4 takeaways from Climate Week 2024

    

By Niki King, Chief Sustainability Officer

As I reflect on another Climate Week come and gone, I’m left with a renewed sense of urgency and focus on action. Every September, this annual gathering in New York City brings together thousands of the best minds in sustainability to discuss what keeps them up at night, where they’re struggling, and what motivates them to keep pushing forward. With so many challenges confronting society today, I was encouraged to see so many leaders and organizations in the trenches championing solutions for climate action, biodiversity, environmental justice, and more. 

The themes I heard throughout the week offered a valuable pulse check on what our peers and partners are thinking about right now. Here are some of those learnings:  

  1. ESG gets a reality check. 

There was a noticeable shift from organizations vocalizing aspirational commitments to focusing on a holistic action plan to achieve net zero. This doesn’t signal migration away from climate goals, but instead a heightened concentration on understanding what it will take to get there, including investments and partnerships with key stakeholders in the value chain.
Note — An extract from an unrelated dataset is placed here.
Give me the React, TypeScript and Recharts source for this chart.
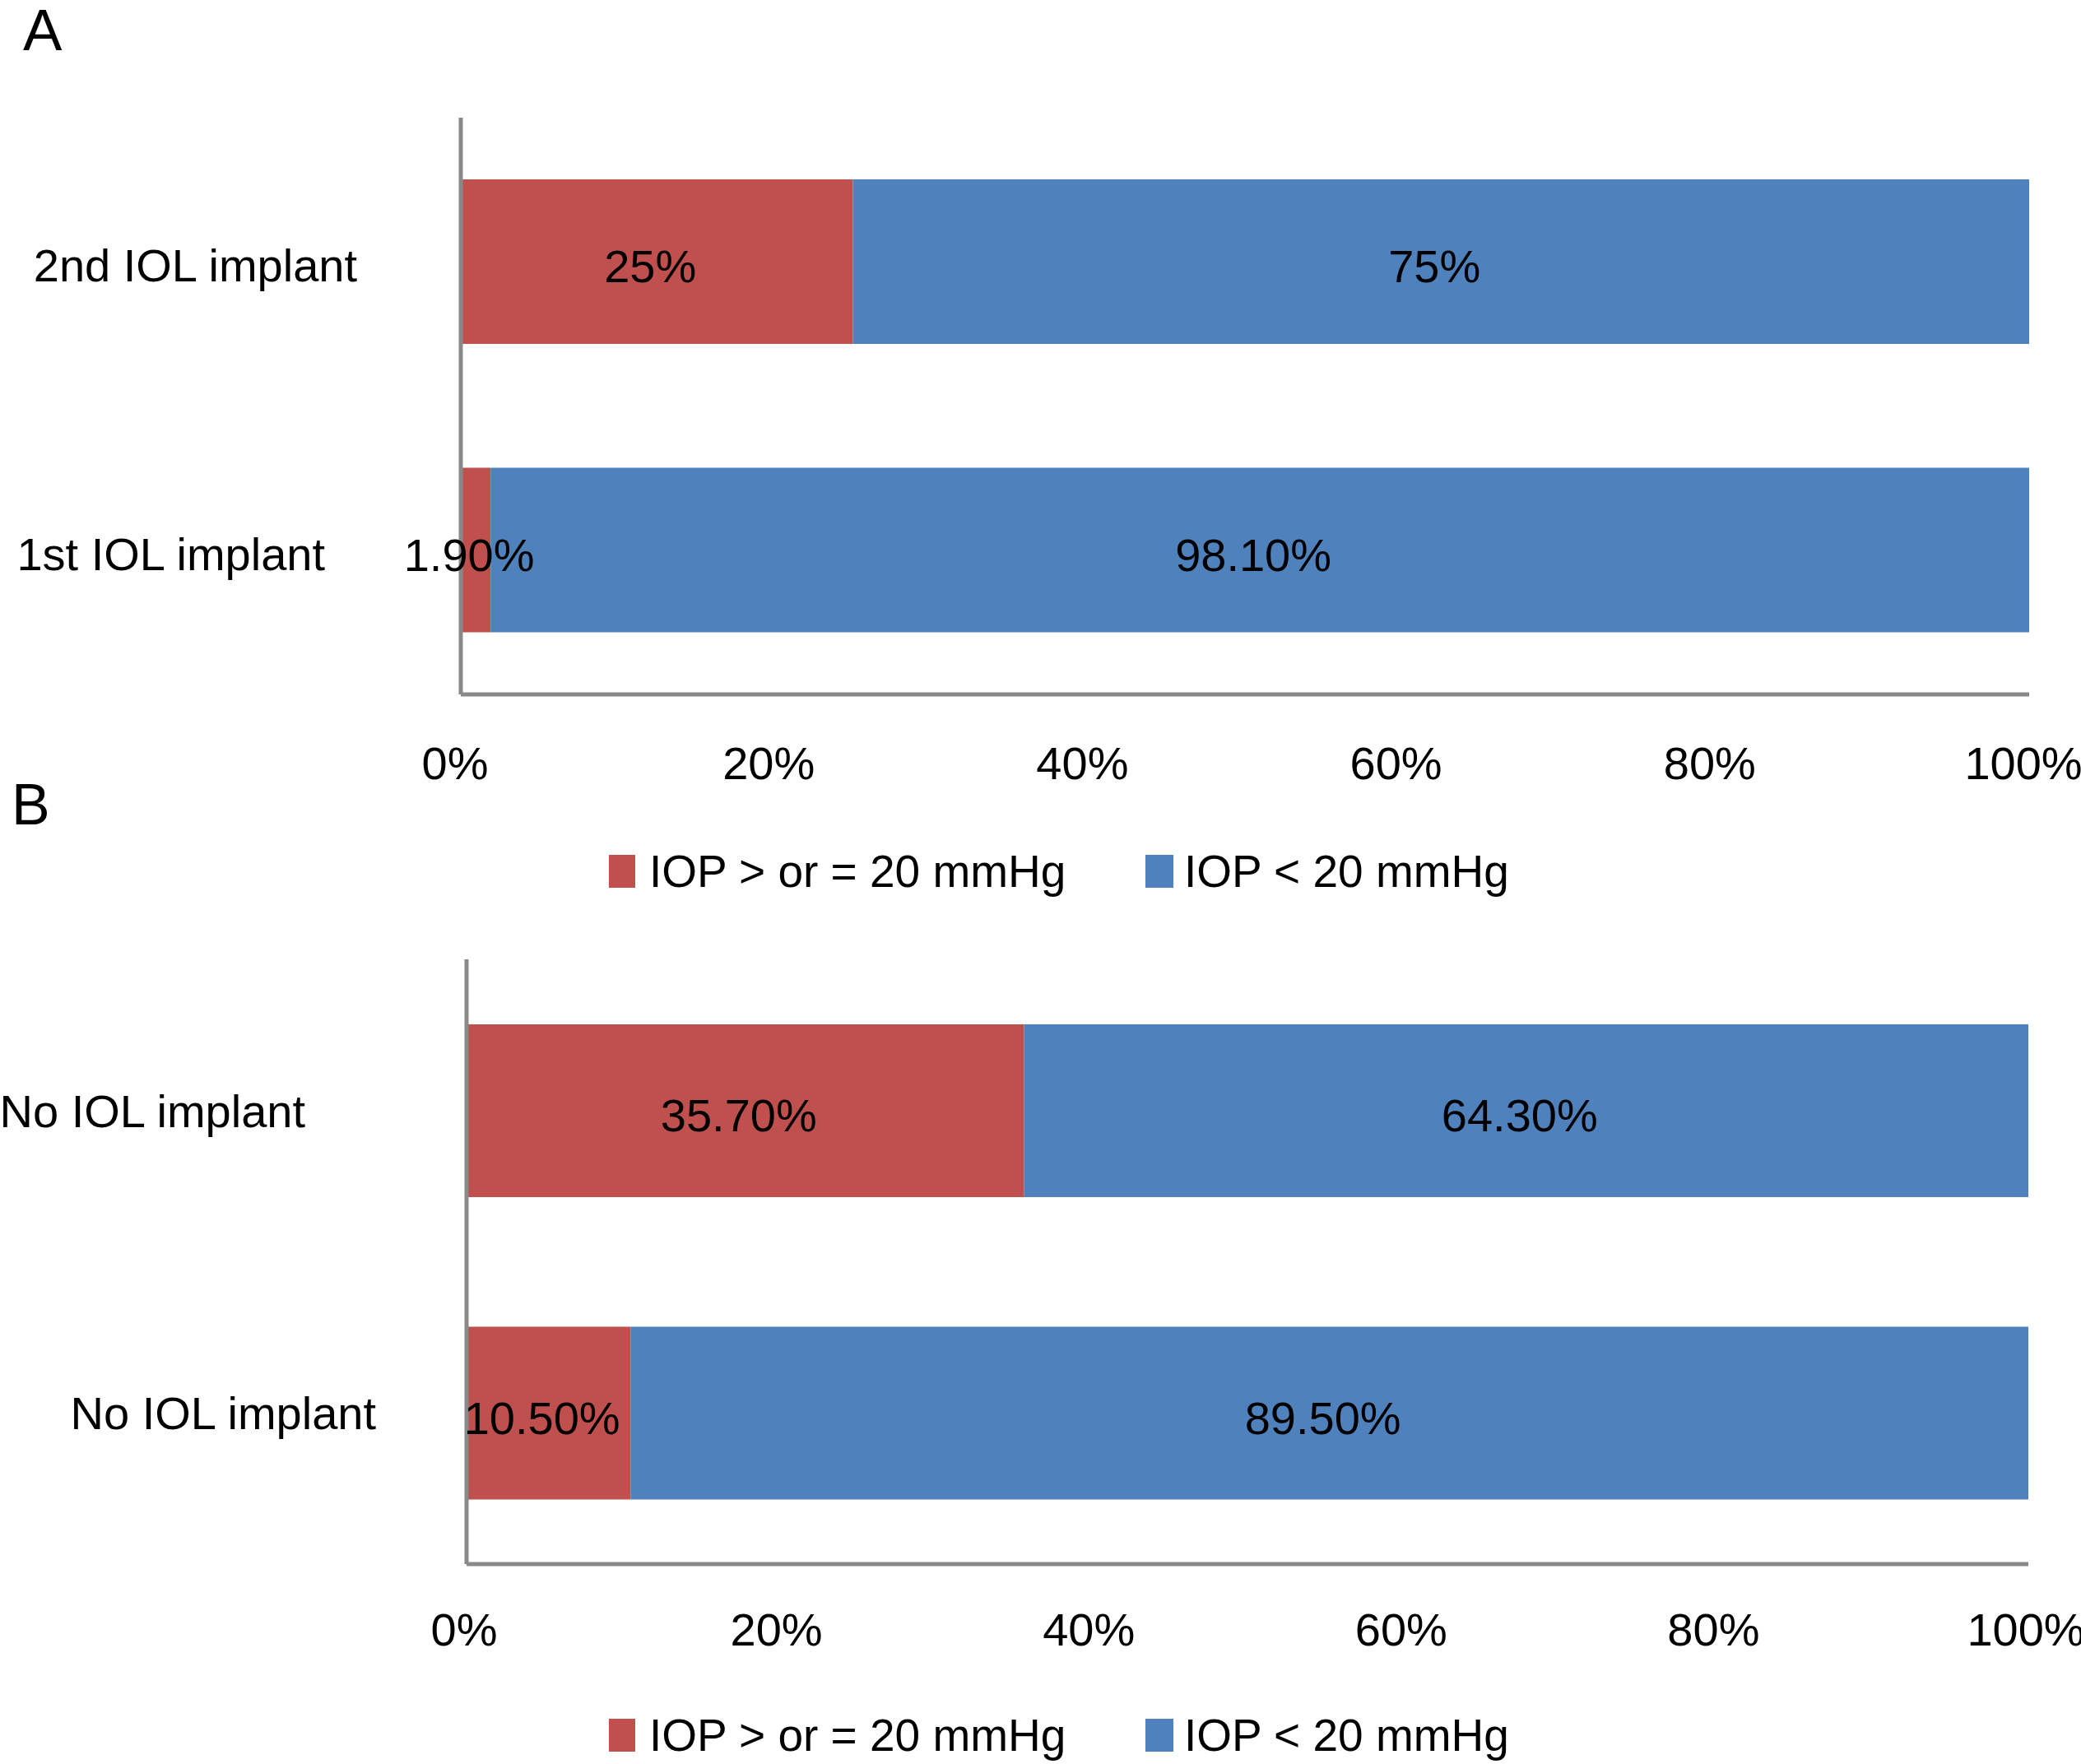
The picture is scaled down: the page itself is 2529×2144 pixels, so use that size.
import React from 'react';
import { BarChart, Bar, XAxis, YAxis, LabelList, Legend } from 'recharts';

const categoriesA = ['2nd IOL implant', '1st IOL implant'];
const highA = [25, 1.9];
const lowA = [75, 98.1];

const categoriesB = ['No IOL implant', 'No IOL implant'];
const highB = [35.7, 10.5];
const lowB = [64.3, 89.5];

const xTicks = [0, 20, 40, 60, 80, 100];
const seriesNames = ['IOP > or = 20 mmHg', 'IOP < 20 mmHg'];

const RED = '#C0504D';
const BLUE = '#4F81BD';
const AXIS = '#898989';
const FONT = '"Liberation Sans", Arial, Helvetica, sans-serif';
const FS = 56;

const buildRows = (cats: string[], high: number[], low: number[]) =>
  cats.map((c, i) => ({ id: `${i}`, name: c, high: high[i], low: low[i] }));

const dataA = buildRows(categoriesA, highA, lowA);
const dataB = buildRows(categoriesB, highB, lowB);

const fmt = (v: number) => (Number.isInteger(v) ? `${v}%` : `${v.toFixed(2)}%`);

const makeYTick = (labels: string[], dxs: number[], dys: number[]) => (props: any) => {
  const { x, y, payload } = props;
  const i = payload.index ?? 0;
  return (
    <text
      x={x + dxs[i]}
      y={y + dys[i]}
      dy="0.355em"
      textAnchor="end"
      fill="#000"
      fontSize={FS}
      fontFamily={FONT}
    >
      {labels[i]}
    </text>
  );
};

const makeXTick = (dx: number) => (props: any) => {
  const { x, y, payload } = props;
  return (
    <text x={x + dx} y={y} dy="0.71em" textAnchor="middle" fill="#000" fontSize={FS} fontFamily={FONT}>
      {`${payload.value}%`}
    </text>
  );
};

const segLabel = (props: any) => {
  const { x, y, width, height, value } = props;
  return (
    <text
      x={x + width / 2 - 8}
      y={y + height / 2 + 25}
      textAnchor="middle"
      fill="#000"
      fontSize={FS}
      fontFamily={FONT}
    >
      {fmt(value)}
    </text>
  );
};

const LegendContent = () => (
  <div style={{ position: 'relative', width: 2529, height: 60, fontFamily: FONT, fontSize: 55, color: '#000' }}>
    <div style={{ position: 'absolute', left: 740, top: 10, width: 32, height: 40, background: RED }} />
    <div style={{ position: 'absolute', left: 789, top: 0, lineHeight: '60px', whiteSpace: 'nowrap' }}>{seriesNames[0]}</div>
    <div style={{ position: 'absolute', left: 1392, top: 10, width: 34, height: 40, background: BLUE }} />
    <div style={{ position: 'absolute', left: 1439, top: 0, lineHeight: '60px', whiteSpace: 'nowrap' }}>{seriesNames[1]}</div>
  </div>
);

type PanelProps = {
  data: any[];
  labels: string[];
  width: number;
  height: number;
  axisX: number;
  margin: any;
  barSize: number;
  yDx: number[];
  yDy: number[];
  xDx: number;
  tickMargin: number;
  legendTop: number;
};

const Panel = (p: PanelProps) => (
  <BarChart
    width={p.width}
    height={p.height}
    data={p.data}
    layout="vertical"
    margin={p.margin}
    barSize={p.barSize}
  >
    <Bar dataKey="high" stackId="s" fill={RED} isAnimationActive={false} name={seriesNames[0]}>
      <LabelList dataKey="high" content={segLabel} />
    </Bar>
    <Bar dataKey="low" stackId="s" fill={BLUE} isAnimationActive={false} name={seriesNames[1]}>
      <LabelList dataKey="low" content={segLabel} />
    </Bar>
    <XAxis
      type="number"
      domain={[0, 100]}
      ticks={xTicks}
      interval={0}
      height={100}
      axisLine={{ stroke: AXIS, strokeWidth: 5 }}
      tickLine={false}
      tickSize={0}
      tickMargin={p.tickMargin}
      tick={makeXTick(p.xDx)}
    />
    <YAxis
      type="category"
      dataKey="id"
      width={p.axisX}
      axisLine={{ stroke: AXIS, strokeWidth: 5 }}
      tickLine={false}
      tickSize={0}
      tickMargin={0}
      interval={0}
      tick={makeYTick(p.labels, p.yDx, p.yDy)}
    />
    <Legend
      layout="horizontal"
      verticalAlign="middle"
      align="center"
      content={() => <LegendContent />}
      wrapperStyle={{ top: p.legendTop, left: 0, width: 2529, height: 60 }}
    />
  </BarChart>
);

export default function App() {
  return (
    <div
      style={{
        position: 'absolute',
        left: 0,
        top: 0,
        width: 2529,
        height: 2144,
        background: '#fff',
        fontFamily: FONT,
        overflow: 'hidden',
      }}
    >
      <div style={{ position: 'absolute', left: 0, top: 0 }}>
        <Panel
          data={dataA}
          labels={categoriesA}
          width={2529}
          height={1100}
          axisX={560}
          margin={{ top: 143, right: 63, left: 0, bottom: 156 }}
          barSize={200}
          yDx={[-126, -165]}
          yDy={[4, 4]}
          xDx={-7}
          tickMargin={63}
          legendTop={1029}
        />
      </div>
      <div style={{ position: 'absolute', left: 0, top: 1100 }}>
        <Panel
          data={dataB}
          labels={categoriesB}
          width={2529}
          height={1044}
          axisX={567}
          margin={{ top: 66, right: 64, left: 0, bottom: 143 }}
          barSize={210}
          yDx={[-196, -110]}
          yDy={[0, 0]}
          xDx={-3}
          tickMargin={59}
          legendTop={979}
        />
      </div>
      <div style={{ position: 'absolute', left: 28, top: 1, fontSize: 71, lineHeight: '71px', color: '#000' }}>A</div>
      <div style={{ position: 'absolute', left: 14, top: 943, fontSize: 70, lineHeight: '70px', color: '#000' }}>B</div>
    </div>
  );
}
Decarbonization is a key ESG focus area for many companies, coupled with the need for a solid transition plan for all stakeholders that illustrates business value and operational resilience they can expect as a result.  

  1. Breaking silos is the key to mitigating risk and unlocking value. 

Fluency across corporate governance, finance, legal and compliance is essential for unlocking the business value of sustainable practices. Discussions with organizations across a wide spectrum of sectors highlighted that ESG reporting goes beyond traditional financial reporting by incorporating critical elements like cost avoidance, risk mitigation and long-term value creation.  

I’m proud to say that work is well under way at Clorox as we’ve embedded ESG into our corporate IGNITE strategy to provide insights into resource efficiency, reputation management, and regulatory compliance so that we can better identify risks and opportunities that don’t appear on a typical balance sheet. By fostering collaboration across departments, companies can move beyond short-term gains to embrace a more holistic, forward-looking perspective that positions them for sustainable growth and resilience. 

  1. The regulatory landscape continues to shift dramatically. 

As someone who’s spent the majority of my career in the sustainability space, I can confidently say that I’ve never seen anything like the regulatory push we’re witnessing today. With increasing regulations around climate action — up approximately 155% in the last decade — businesses discussed the importance of staying ahead of policy changes and actively engaging to shape climate policy.  

New framework developments from CDP, The GHG Protocol and The Taskforce on Inequality and Social-related Financial Disclosures (TISFD), alongside the EU’s Corporate Sustainability Reporting Directive (CSRD) and similar global initiatives, are ushering in a new era of corporate accountability and transparency. The tension between voluntary and required reporting is growing, as are the calls for alignment, convergence and more consistent reporting across companies. There is still a long way to go before we can expect truly cohesive guidance for reporting, but I’m optimistic about the momentum we’re seeing to drive meaningful action.  

  1. There’s cautious optimism for AI opportunities in climate. 

The role of technology in the fight against climate change was a hot topic throughout the week. Whether used for traceability and transparency in supply chains, or to improve energy efficiency, AI was lauded by many as a silver bullet in addressing several ESG-related issues. Others, however, voiced concerns about the subsequent surge in energy consumption in an already energy-stressed world. As businesses increase adoption of AI, it’s clear we must remain vigilant about the carbon footprint of this powerful tool and plan accordingly to address the resource demands created by its use.